Dolly Parton
Backwoods Barbie Collector’s Edition
Dolly
It makes perfect sense. In an age when the more fleet-footed musicians realize that they’ve got to get theirs because the record company’s marketing gurus couldn’t even give records away via traditional channels, musicians have to cut their own deals to get art out in the public square. So we’re in a time now where artists are cutting deals with more unconventional retail outlets – AC/DC had the very successful distribution deal with Walmart, Prince a somewhat less successful one with Target, and now Dolly Parton with…. Cracker Barrel! Snigger all you want, but it’s a savvy move. Dolly knows her audience and she knows that they’re more likely to buy the physical album than mp3s, especially after they’ve been softened up by copious amounts of biscuits and gravy. But then Dolly’s been doing it for herself for a long time now. For the last few years, she’s been putting out material on her own label, Dolly Records. It made sense, she’d long sought total control of her musical destiny ever since breaking with Porter Wagoner in 1974; she wrote her own songs, produced her own albums, managed her own affairs – why not put her stuff out on the streets by herself, like the savviest rappers?

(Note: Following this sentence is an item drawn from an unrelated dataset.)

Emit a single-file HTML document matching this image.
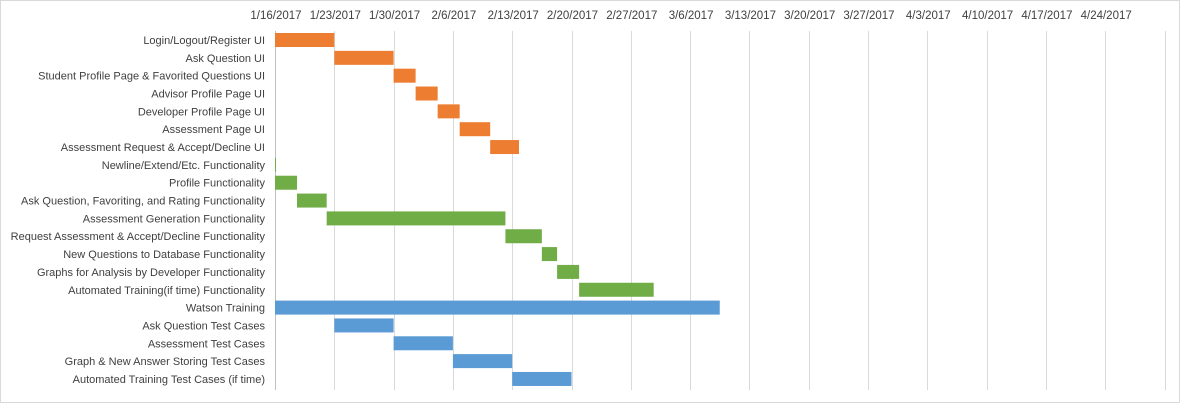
<!DOCTYPE html>
<html><head><meta charset="utf-8"><style>
html,body{margin:0;padding:0;background:#fff;}
svg{display:block;font-family:"Liberation Sans",sans-serif;}
</style></head><body>
<svg id="chart" width="1180" height="403" viewBox="0 0 1180 403">
<rect x="0.5" y="0.5" width="1179" height="402" fill="#fff" stroke="#d9d9d9"/>
<g id="grid"></g><g id="bars"></g><g id="labels"></g><g id="ticks"></g>
</svg>
<script>
const tasks=["Login/Logout/Register UI","Ask Question UI","Student Profile Page & Favorited Questions UI","Advisor Profile Page UI","Developer Profile Page UI","Assessment Page UI","Assessment Request & Accept/Decline UI","Newline/Extend/Etc. Functionality","Profile Functionality","Ask Question, Favoriting, and Rating Functionality","Assessment Generation Functionality","Request Assessment & Accept/Decline Functionality","New Questions to Database Functionality","Graphs for Analysis by Developer Functionality","Automated Training(if time) Functionality","Watson Training","Ask Question Test Cases","Assessment Test Cases","Graph & New Answer Storing Test Cases","Automated Training Test Cases (if time)"];
const startDays=[0,7,14,16.6,19.2,21.8,25.4,0,0,2.6,6.1,27.2,31.5,33.3,35.9,0,7,14,21,28];
const durations=[7,7,2.6,2.6,2.6,3.6,3.4,0.12,2.6,3.5,21.1,4.3,1.8,2.6,8.8,52.5,7,7,7,7];
const groups=[0,0,0,0,0,0,0,1,1,1,1,1,1,1,1,2,2,2,2,2];
const tickLabels=["1/16/2017","1/23/2017","1/30/2017","2/6/2017","2/13/2017","2/20/2017","2/27/2017","3/6/2017","3/13/2017","3/20/2017","3/27/2017","4/3/2017","4/10/2017","4/17/2017","4/24/2017"];
const colors=["#ED7D31","#70AD47","#5B9BD5"];
const NS="http://www.w3.org/2000/svg";
const x0=275,pxPerDay=59.3/7,y0=40,rowH=17.84,barH=14;
const xs=d=>x0+d*pxPerDay, ys=i=>y0+i*rowH;
function mk(t,a,p){const e=document.createElementNS(NS,t);for(const k in a)e.setAttribute(k,a[k]);document.getElementById(p).appendChild(e);return e;}
for(let i=0;i<=15;i++){const x=Math.round(xs(i*7))+0.5;
 const l=mk("line",{x1:x,x2:x,y1:31,y2:390,stroke:i==0?"#bfbfbf":"#d9d9d9"},"grid");
 
 }
tickLabels.forEach((t,i)=>{const e=mk("text",{x:xs(i*7)+1,y:19,"text-anchor":"middle","font-size":"11.5",fill:"#404040"},"ticks");e.textContent=t;
 
 });
tasks.forEach((t,i)=>{
 const e=mk("text",{x:265,y:ys(i)+4,"text-anchor":"end","font-size":"11",fill:"#404040"},"labels");e.textContent=t;
 
 
 const r=mk("rect",{x:xs(startDays[i]),y:ys(i)-barH/2,width:Math.max(1,durations[i]*pxPerDay),height:barH,fill:colors[groups[i]]},"bars");
 
 
});
</script>
</body></html>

So she’s picked her newest album, the audacious Backwoods Barbie, added some bonus tracks for the Cracker Barrel masses, and here we are. It seems to be the most fully-realized Parton album in several years – down to the garish pink packaging with Dolly in all sorts of “aw shucks” sorta fish-out-of-water poses – pitchforking hay, “oh check out the glammed-out mudflaps on that truck,” etc! And with a sugary, glossy, Nashville sheen, she’s making a somewhat sideways grab at the brass ring once again. Unfortunately, the album itself is only passable. Parton’s voice is in incredible form for her age – only George Jones’ has mellowed as well – and she still has incredible joi de vivre in her work, throwing herself into every chord change and cornpone lyric with teenage gusto, but the material isn’t up to the standard of classic albums like Coat of Many Colors or Bargain Store. “Backwoods Barbie,” also used in Parton’s recent musical version of breakthrough film 9-to-5, is a likeable enough number – autobiographical and yet myth-making enough to be the equivalent of Iron Maiden’s “Iron Maiden.” Elsewhere, she does a bluegrassy, bizarro cover of Fine Young Cannibals’ “Drive Me Crazy,” the cod-gospel of “Jesus and Gravity,” and the post-feminist rugged individualism of “Better Get To Living” (though she’s fairly well hectoring her poor sad sack of a friend); overall the album just isn’t strong enough or distinctive enough. Diehard fans will pick it up, though casual listeners would be better off picking out the recent Legacy reissues of Jolene or Coat of Many Colors.